Date of Award


Document Type


Degree Name

Master of Arts (MA)



First Advisor

L. Clayton


This study is a reconnaissance of the surficial geology and a reconstruction of the late Cenozoic history of an area in westcentral Minnesota. The study area extends eastward from the Comstock area (14 miles south of Moorhead, Minnesota) in the Red River Valley to the Sebeka area (13 miles north of Wadena, Minnesota). The area is about 27 kilometres wide and 140 kilometres long.

Surface materials include Pleistocene glacial sediment and Pleistocene and Holocene fluvial, lacustrine, eolian, and bog sediment.

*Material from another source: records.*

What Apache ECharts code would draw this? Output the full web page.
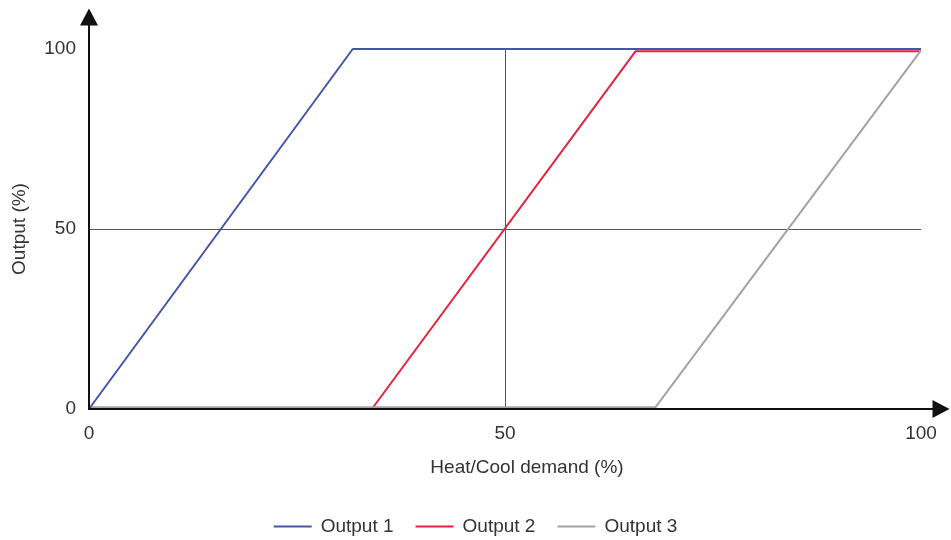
<!DOCTYPE html>
<html><head><meta charset="utf-8">
<script src="https://cdn.jsdelivr.net/npm/echarts@6/dist/echarts.min.js"></script>
<style>html,body{margin:0;padding:0;background:#fff}#c{width:951px;height:540px}</style>
</head><body><div id="c"></div>
<script>
var seriesNames = ['Output 1', 'Output 2', 'Output 3'];
var output1 = [[0, 0], [31.7, 100], [100, 100]];
var output2 = [[0, 0], [34, 0], [65.7, 99.4], [100, 99.4]];
var output3 = [[0, 0.5], [68.1, 0.5], [100, 99.6]];
var xTicks = [0, 50, 100];
var yTicks = [0, 50, 100];
var colors = ['#4456a7', '#e8213f', '#a3a3a3'];
var font = 'Liberation Sans, Arial, sans-serif';
var fs = 19;

var chart = echarts.init(document.getElementById('c'), null, {renderer: 'canvas'});
function lineSeries(i, data, z) {
  return {
    name: seriesNames[i], type: 'line', data: data, symbol: 'none',
    xAxisIndex: 0, yAxisIndex: 0, z: z,
    lineStyle: {color: colors[i], width: 2}, itemStyle: {color: colors[i]},
    animation: false
  };
}
var s1 = lineSeries(0, output1, 7);
s1.markLine = {
  silent: true, symbol: 'none', label: {show: false},
  lineStyle: {color: '#555', width: 1, type: 'solid'},
  data: [{xAxis: xTicks[1]}, {yAxis: yTicks[1]}],
  animation: false
};
chart.setOption({
  backgroundColor: '#fff',
  textStyle: {fontFamily: font},
  grid: [
    {left: 89, right: 30, top: 49, bottom: 131},
    {left: 89, right: 10, top: 17, bottom: 131}
  ],
  legend: {
    top: 512, left: 'center', itemWidth: 38, itemHeight: 2, itemGap: 22, icon: 'rect',
    textStyle: {fontSize: fs, color: '#333', fontFamily: font, padding: [0, 0, 0, 4]},
    data: seriesNames
  },
  xAxis: [{
    type: 'value', gridIndex: 0, min: 0, max: 100, interval: 50,
    axisLine: {show: false}, axisTick: {show: false}, splitLine: {show: false},
    axisLabel: {fontSize: fs, color: '#333', margin: 15, fontFamily: font},
    name: 'Heat/Cool demand (%)', nameLocation: 'middle', nameGap: 49,
    nameTextStyle: {fontSize: fs, color: '#333', fontFamily: font, padding: [0, 0, 0, 44]}
  }, {
    type: 'value', gridIndex: 1, min: 0, max: 1, z: 20,
    axisLine: {show: true, symbol: ['none', 'triangle'], symbolSize: [18, 17], lineStyle: {color: '#111', width: 2}},
    axisTick: {show: false}, axisLabel: {show: false}, splitLine: {show: false}
  }],
  yAxis: [{
    type: 'value', gridIndex: 0, min: 0, max: 100, interval: 50,
    axisLine: {show: false}, axisTick: {show: false}, splitLine: {show: false},
    axisLabel: {fontSize: fs, color: '#333', margin: 13, fontFamily: font},
    name: 'Output (%)', nameLocation: 'middle', nameGap: 60, nameRotate: 90,
    nameTextStyle: {fontSize: fs, color: '#333', fontFamily: font}
  }, {
    type: 'value', gridIndex: 1, min: 0, max: 1, z: 20,
    axisLine: {show: true, symbol: ['none', 'triangle'], symbolSize: [18, 17], lineStyle: {color: '#111', width: 2}},
    axisTick: {show: false}, axisLabel: {show: false}, splitLine: {show: false}
  }],
  series: [s1, lineSeries(1, output2, 2), lineSeries(2, output3, 6)]
});
</script></body></html>
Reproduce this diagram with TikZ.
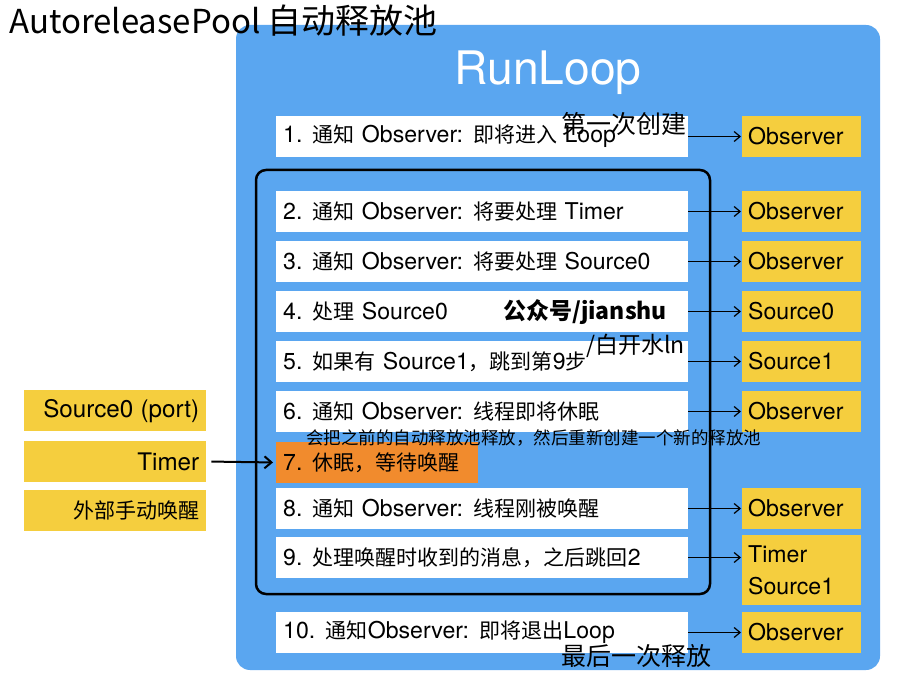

Four geomorphic districts are recognized. The flat Lake-Plain District is underlain by sand, silt, and clay that was deposited as offshore sediment in the Lake Agassiz basin in Early Holocene time. The flat to rolling Shoreline-Complex District is underlain largely by lacustrine shoreline sand and gravel. The district includes the complex network of beach ridges and wave-cut scarps that were developed at the margin of Lake Agassiz in Late Wisconsinan and Early Holocene time. The gently undulating to strongly rolling Glacial-Upland District is underlain by glacial and fluvial sediment that varies in age from pre-Wisconsinan to Late Wisconsinan. Topography characteristic of subglacial smoothing and the collapse of englacial.and superglacial debris, as well as meltwater channels, eskers, and esker complexes are characteristic types of morphology present in the district. The Outwash District is underlain largely by sand and gravel that was deposited by rivers that flowed on top of and from melting glacier ice. The characteristic morphology of the district includes collapsed outwash topography and pitted outwash plains.

The deposits of four glacial events form four lithostratigraphic units-that are recognized at the surface in the study area. The units, which are characterized by distinctive texture and lithology of the very-coarse-sand fraction of the glacial pebble-loam, are readily recognized in the field by differences in color, structure, and texture.

The pre-Wisconsinan or Early Wisconsinan Sebeka Formation, Early Wisconsinan New York Mills Formation, Late Wisconsinan Dunvilla Formation, and Late Wisconsinan Barnesville Formation were deposited by advances of glacial ice that came from the northeast, due north, northwest, and northwest respectively. All but the Barnesville Formation correlate with other lithostratigraphic units in northwestern Minnesota and northeastern North Dakota.